What is a Reel Mower?
The concept of the reel mower is so antiquated that many may be unsure just what we are referring to. Reel mowers are the old-timey contraptions often depicted in the olden sitcoms still run in syndication in some places. The reel mower is a push type mower consisting of a long handle used to push a cylinder of blades (looking much like the paddles of an old riverboat) set upon the axle of two wheels.

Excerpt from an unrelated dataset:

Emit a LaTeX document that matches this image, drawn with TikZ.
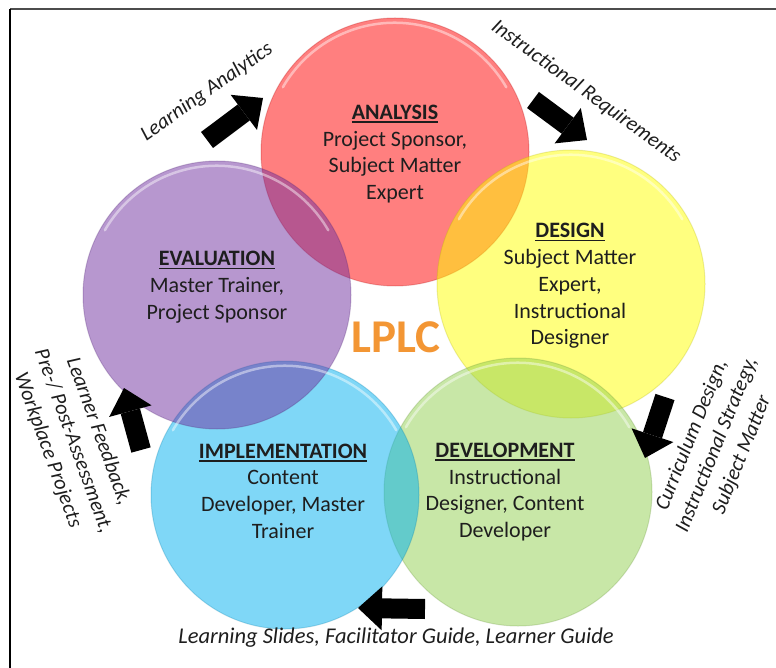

As the device is pushed forward the cylinder of blades spins around the axle of the two wheels. As the blades rotate, they pass over a fixed horizontal blade. Grass passing between the rotating blade and the fixed one is neatly clipped. Modern takes on the reel mower may add on touches, such as guards to direct the output of clippings, but overall, the design of the reel mower hasn't changed much over the years.
History of the Reel Mower
The birth of the reel mower dates back to the 1800s. Before that time lawns were generally kept trimmed by means of scythes and swing blades, such as the yo-yo still in use today. Lawns were also often kept short by the grazing of domesticated animals. However, as technological advancement reached into every facet of human existence during the Industrial Revolution, the tedious task of lawn maintenance met with advancement as well.
The reel mower owes its existence to the genius of a British engineer named Edwin Beard Budding. However, the idea was not Budding's alone. Cutting cylinders were already in use at the time in textile mills where they were used to cut cloth. However, it was Budding's mechanical genius along with engineer John Ferrabee's knowledge of patenting and mass production, that turned the large blade reels of the textile mills into the rather cumbersome, wheeled contraption that would be the first lawn mower and which, over time would evolve into what we know today as the reel (or cylinder, outside the U.S.) mower.
Reel Mower Renaissance
As combustion engines became smaller and lighter, the reel mower was replaced with the high-powered rotary mowers that most of us are familiar with. Rotary mowers require less physical exertion, but gas isn't cheap and, let's face it, those fumes aren't doing the environment any favors either. This is why the reel mower has seen an explosion in sales and production in the past decade. Those looking to embrace environmentalism find their chance in the 100% eco-friendly reel mower. Those looking to save a few bucks in our trouble economy find their solution in the reel mower as well. Efficient and clean running - the reel mower is the world's only mower that can be run on beer and bologna sandwiches (or whatever you prefer to eat).